*PROBLEM STATEMENT*: From the line with "Write the matplotlib code for this chart." to the line with "from matplotlib.transforms import", both included, repeat each line exactly and leave out the pictures.

:::

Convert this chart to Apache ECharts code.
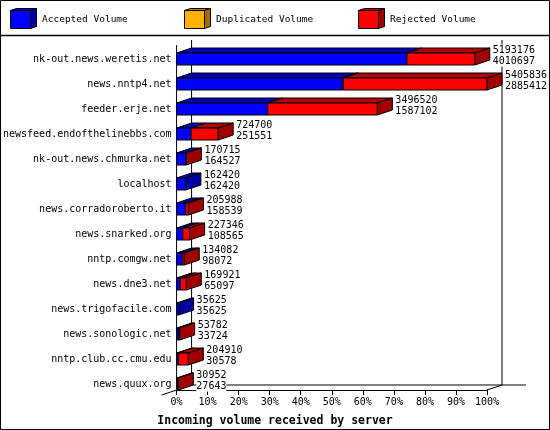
<!DOCTYPE html>
<html><head><meta charset="utf-8">
<script src="https://cdn.jsdelivr.net/npm/echarts@6/dist/echarts.min.js"></script>
<style>html,body{margin:0;padding:0;background:#fff}#c{width:550px;height:430px}</style>
</head><body><div id="c"></div><script>
const servers = ['nk-out.news.weretis.net','news.nntp4.net','feeder.erje.net','newsfeed.endofthelinebbs.com','nk-out.news.chmurka.net','localhost','news.corradoroberto.it','news.snarked.org','nntp.comgw.net','news.dne3.net','news.trigofacile.com','news.sonologic.net','nntp.club.cc.cmu.edu','news.quux.org'];
const totalVolume = [5193176,5405836,3496520,724700,170715,162420,205988,227346,134082,169921,35625,53782,204910,30952];
const acceptedVolume = [4010697,2885412,1587102,251551,164527,162420,158539,108565,98072,65097,35625,33724,30578,27643];
const duplicatedVolume = [0,18000,0,0,0,0,0,0,0,0,0,0,0,0];
const rejectedVolume = totalVolume.map((t,i)=>t-acceptedVolume[i]-duplicatedVolume[i]);
const legendNames = ['Accepted Volume','Duplicated Volume','Rejected Volume'];
const xTitle = 'Incoming volume received by server';

const FRONT = ['#0000ff','#ffb000','#ff0000'];
const TOP = ['#0000b4','#b47c00','#b40000'];
const SIDE = ['#0000a0','#a06e00','#a00000'];
const DX = 15, DY = -5, HALF = 6;
const FONT = '10px "DejaVu Sans Mono"';
const maxTotal = Math.max(...totalVolume);
const pct = v => v / maxTotal * 100;

const barData = servers.map((s,i)=>[i, pct(acceptedVolume[i]), pct(duplicatedVolume[i]), pct(rejectedVolume[i]), totalVolume[i], acceptedVolume[i]]);

function renderBar(params, api){
  const ci = api.value(0);
  const segs = [api.value(1), api.value(2), api.value(3)];
  const cy = api.coord([0, ci])[1];
  const y0 = cy - HALF, y1 = cy + HALF;
  const children = [];
  let start = 0, last = -1, xb = api.coord([0, ci])[0];
  segs.forEach((v,k)=>{ if (v > 0) last = k; });
  segs.forEach((v,k)=>{
    if (v <= 0) return;
    const xa = api.coord([start, ci])[0];
    const xe = api.coord([start + v, ci])[0];
    children.push({type:'polygon', shape:{points:[[xa,y0],[xa+DX,y0+DY],[xe+DX,y0+DY],[xe,y0]]}, style:{fill:TOP[k], stroke:'#000', lineWidth:1}});
    children.push({type:'rect', shape:{x:xa, y:y0, width:xe-xa, height:y1-y0}, style:{fill:FRONT[k], stroke:'#000', lineWidth:1}});
    start += v; xb = xe;
  });
  if (last >= 0) {
    children.push({type:'polygon', shape:{points:[[xb,y0],[xb+DX,y0+DY],[xb+DX,y1+DY],[xb,y1]]}, style:{fill:SIDE[last], stroke:'#000', lineWidth:1}});
  }
  children.push({type:'text', style:{text: api.value(4) + '\n' + api.value(5), x: xb + DX + 3, y: cy - 3.5, verticalAlign:'middle', align:'left', font: FONT, lineHeight: 11, fill:'#000', backgroundColor:'#fff'}});
  return {type:'group', children};
}

function renderFrame(params, api){
  const p0 = api.coord([0, 0]);
  const pLast = api.coord([100, servers.length - 1]);
  const band = api.size([0, 1])[1];
  const x0 = p0[0], x1 = pLast[0];
  const floor = pLast[1] + HALF;
  const top = p0[1] - band / 2 + DY - 1.5;
  const ls = {stroke:'#000', lineWidth:1};
  const L = (a,b,c,d)=>({type:'line', shape:{x1:a,y1:b,x2:c,y2:d}, style:ls});
  return {type:'group', children:[
    L(x0+DX, top, x0+DX, floor+DY),
    L(x1+DX, top, x1+DX, floor+DY),
    L(x0+DX, floor+DY, x1+DX+24, floor+DY),
    L(x0, top-DY, x0, floor),
    L(x1, floor, x1+DX, floor+DY),
    L(x0, floor, x0-DX, floor-DY)
  ]};
}

function cube(x, y, k){
  const w = 20, h = 18, dx = 6, dy = -2;
  return [
    {type:'polygon', shape:{points:[[x,y],[x+dx,y+dy],[x+w+dx,y+dy],[x+w,y]]}, style:{fill:TOP[k], stroke:'#000', lineWidth:1}},
    {type:'polygon', shape:{points:[[x+w,y],[x+w+dx,y+dy],[x+w+dx,y+h+dy],[x+w,y+h]]}, style:{fill:SIDE[k], stroke:'#000', lineWidth:1}},
    {type:'rect', shape:{x:x, y:y, width:w, height:h}, style:{fill:FRONT[k], stroke:'#000', lineWidth:1}}
  ];
}

const legendX = [10, 184, 358];
const graphics = [
  {type:'rect', shape:{x:0.5, y:0.5, width:549, height:429}, style:{fill:null, stroke:'#000', lineWidth:1}, z:100},
  {type:'line', shape:{x1:0, y1:35.5, x2:550, y2:35.5}, style:{stroke:'#000', lineWidth:1.5}, z:100}
];
legendX.forEach((x,k)=>{
  cube(x+0.5, 10.5, k).forEach(g=>graphics.push(g));
  graphics.push({type:'text', style:{text:legendNames[k], x:x+32, y:20, verticalAlign:'middle', font:'9.5px "DejaVu Sans Mono"', fill:'#000'}});
});

const chart = echarts.init(document.getElementById('c'), null, {renderer:'canvas'});
chart.setOption({
  animation:false,
  backgroundColor:'#fff',
  grid:{left:176.5, right:63, top:46.5, height:350},
  title:{text:xTitle, left:'center', top:410, textStyle:{fontFamily:'DejaVu Sans Mono', fontWeight:'bold', fontSize:11.5, color:'#000'}},
  xAxis:{type:'value', min:0, max:100, interval:10, offset:-6.5,
    axisLine:{show:true, lineStyle:{color:'#000', width:1}},
    axisTick:{show:true, length:5, lineStyle:{color:'#000'}},
    axisLabel:{formatter:'{value}%', fontFamily:'DejaVu Sans Mono', fontSize:10, color:'#000', margin:7},
    splitLine:{show:false}},
  yAxis:{type:'category', data:servers, inverse:true,
    axisLine:{show:false}, axisTick:{show:false}, splitLine:{show:false},
    axisLabel:{fontFamily:'DejaVu Sans Mono', fontSize:10, color:'#000', margin:5}},
  graphic:graphics,
  series:[
    {type:'custom', name:'frame', data:[[0,0]], encode:{x:0, y:1}, renderItem:renderFrame, silent:true},
    {type:'custom', name:'volume', data:barData, encode:{x:1, y:0}, renderItem:renderBar}
  ]
});
</script></body></html>
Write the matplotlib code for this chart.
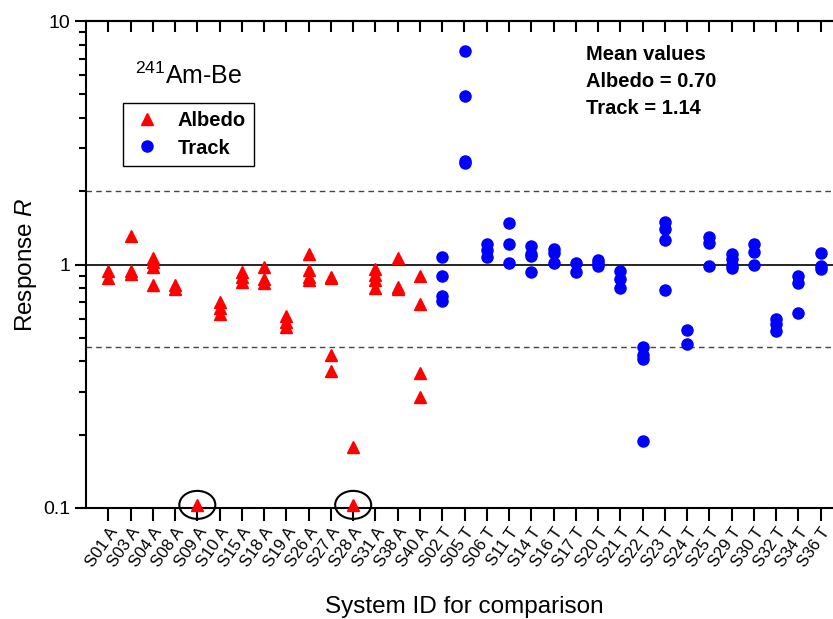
import matplotlib
matplotlib.use('Agg')
import matplotlib.pyplot as plt
from matplotlib.patches import Ellipse
from matplotlib.lines import Line2D
from matplotlib.ticker import FixedLocator, NullFormatter, LogLocator
from matplotlib.transforms import ScaledTranslation

plt.rcParams['font.family'] = ['Liberation Sans', 'DejaVu Sans']
plt.rcParams['mathtext.fontset'] = 'custom'
plt.rcParams['mathtext.rm'] = 'Liberation Sans'
plt.rcParams['mathtext.it'] = 'Liberation Sans:italic'

# ── Data ──────────────────────────────────────────────────────────────────────
albedo_ids = ["S01", "S03", "S04", "S08", "S09", "S10", "S15", "S18",
              "S19", "S26", "S27", "S28", "S31", "S38", "S40"]
albedo_values = [
    [0.94, 0.88],
    [1.31, 0.94, 0.91],
    [1.06, 1.02, 0.98, 0.82],
    [0.82, 0.795],
    [0.103],
    [0.70, 0.66, 0.625],
    [0.93, 0.89, 0.85],
    [0.975, 0.87, 0.84],
    [0.615, 0.58, 0.555],
    [1.10, 0.95, 0.89, 0.86],
    [0.89, 0.88, 0.425, 0.365],
    [0.178, 0.103],
    [0.955, 0.905, 0.86, 0.80],
    [1.065, 0.81, 0.795],
    [0.90, 0.69, 0.36, 0.285],
]

track_ids = ["S02", "S05", "S06", "S11", "S14", "S16", "S17", "S20", "S21",
             "S22", "S23", "S24", "S25", "S29", "S30", "S32", "S34", "S36"]
track_values = [
    [1.07, 0.90, 0.745, 0.705],
    [7.55, 4.9, 2.65, 2.6],
    [1.21, 1.15, 1.07],
    [1.48, 1.21, 1.01],
    [1.19, 1.10, 1.08, 0.93],
    [1.155, 1.11, 1.01],
    [1.01, 0.935],
    [1.04, 1.01, 0.99],
    [0.94, 0.87, 0.80],
    [0.46, 0.425, 0.41, 0.188],
    [1.50, 1.395, 1.26, 0.785],
    [0.54, 0.47],
    [1.30, 1.23, 0.99],
    [1.10, 1.05, 1.0, 0.965],
    [1.21, 1.13, 1.0],
    [0.60, 0.57, 0.535],
    [0.90, 0.84, 0.635],
    [1.11, 0.985, 0.96],
]

circled = ["S09", "S28"]      # results below detection, plotted at 0.1
circled_value = 0.103
upper_limit = 2.0
lower_limit = 0.46
mean_albedo = 0.70
mean_track = 1.14

labels = [f"{s} A" for s in albedo_ids] + [f"{s} T" for s in track_ids]
n = len(labels)

# ── Figure ────────────────────────────────────────────────────────────────────
W, H = 833, 619
fig = plt.figure(figsize=(W / 100, H / 100), dpi=100)
ax = fig.add_axes([86 / W, 1 - 508 / H, (843 - 86) / W, (508 - 21) / H])

for i, vals in enumerate(albedo_values):
    ax.plot([i + 1] * len(vals), vals, linestyle='none', marker='^',
            ms=9, color='#ff0000', mec='#ff0000', clip_on=False, zorder=4)
off = len(albedo_ids)
for i, vals in enumerate(track_values):
    ax.plot([off + i + 1] * len(vals), vals, linestyle='none', marker='o',
            ms=8, color='#0000ff', mec='#0000ff', clip_on=False, zorder=4)

# reference lines
ax.axhline(1.0, color='black', lw=1.2, zorder=1)
for v in (upper_limit, lower_limit):
    ax.axhline(v, color='#444444', lw=1.0, ls=(0, (4, 3)), zorder=1)

# circles around the points at the detection limit
for s in circled:
    xpos = albedo_ids.index(s) + 1
    tr = fig.dpi_scale_trans + ScaledTranslation(xpos, circled_value, ax.transData)
    ax.add_patch(Ellipse((0, 0), 0.36, 0.28, transform=tr, fill=False,
                         edgecolor='black', lw=1.5, clip_on=False, zorder=5))

# ── Axes ──────────────────────────────────────────────────────────────────────
ax.set_yscale('log')
ax.set_ylim(0.1, 10)
ax.set_xlim(0, 34)
ax.yaxis.set_major_locator(FixedLocator([0.1, 1, 10]))
ax.set_yticklabels(["0.1", "1", "10"])
ax.yaxis.set_minor_locator(LogLocator(base=10, subs=range(2, 10)))
ax.yaxis.set_minor_formatter(NullFormatter())

ax.set_xticks(range(1, n + 1))
ax.set_xticklabels(labels, rotation=55, ha='right', va='top',
                   rotation_mode='anchor', fontsize=12)
ax.tick_params(axis='x', which='major', direction='out', length=9, width=1.5,
               top=False, pad=3)
ax.tick_params(axis='y', which='major', direction='out', length=8, width=1.5,
               labelsize=14, right=False)
ax.tick_params(axis='y', which='minor', direction='out', length=5, width=1.5,
               right=False)

# top ticks pointing inward
sec = ax.secondary_xaxis('top')
sec.set_xticks(range(1, n + 1))
sec.set_xticklabels([])
sec.tick_params(direction='in', length=8, width=1.5)
sec.spines['top'].set_linewidth(1.5)

for sp in ['left', 'bottom', 'top']:
    ax.spines[sp].set_linewidth(1.5)
ax.spines['right'].set_visible(False)

ax.set_ylabel(r"Response $\it{R}$", fontsize=17.5, labelpad=3)
ax.set_xlabel("System ID for comparison", fontsize=17.5, labelpad=19)

# ── Annotations ───────────────────────────────────────────────────────────────
fig.text(135 / W, 1 - 76 / H, r"$^{241}$Am-Be", fontsize=18, va='center')
mean_lines = ["Mean values",
              f"Albedo = {mean_albedo:.2f}",
              f"Track = {mean_track:.2f}"]
for k, line in enumerate(mean_lines):
    fig.text(586 / W, 1 - (55 + 26.5 * k) / H, line,
             fontsize=14.5, fontweight='bold', va='center')

handles = [
    Line2D([], [], ls='none', marker='^', ms=9, color='#ff0000', label='Albedo'),
    Line2D([], [], ls='none', marker='o', ms=8, color='#0000ff', label='Track'),
]
leg = ax.legend(handles=handles, loc='upper left',
                bbox_to_anchor=(123 / W, 1 - 103 / H),
                bbox_transform=fig.transFigure, fancybox=False,
                edgecolor='black', framealpha=1, borderaxespad=0,
                prop={'size': 14.5, 'weight': 'bold'}, handletextpad=0.8,
                borderpad=0.42, labelspacing=0.4, handlelength=1.5)
leg.get_frame().set_linewidth(1.0)

fig.savefig('out.png', dpi=100, facecolor='white')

:::

*COMPLETE ANSWER*:
Write the matplotlib code for this chart.
import matplotlib
matplotlib.use('Agg')
import matplotlib.pyplot as plt
from matplotlib.patches import Ellipse
from matplotlib.lines import Line2D
from matplotlib.ticker import FixedLocator, NullFormatter, LogLocator
from matplotlib.transforms import ScaledTranslation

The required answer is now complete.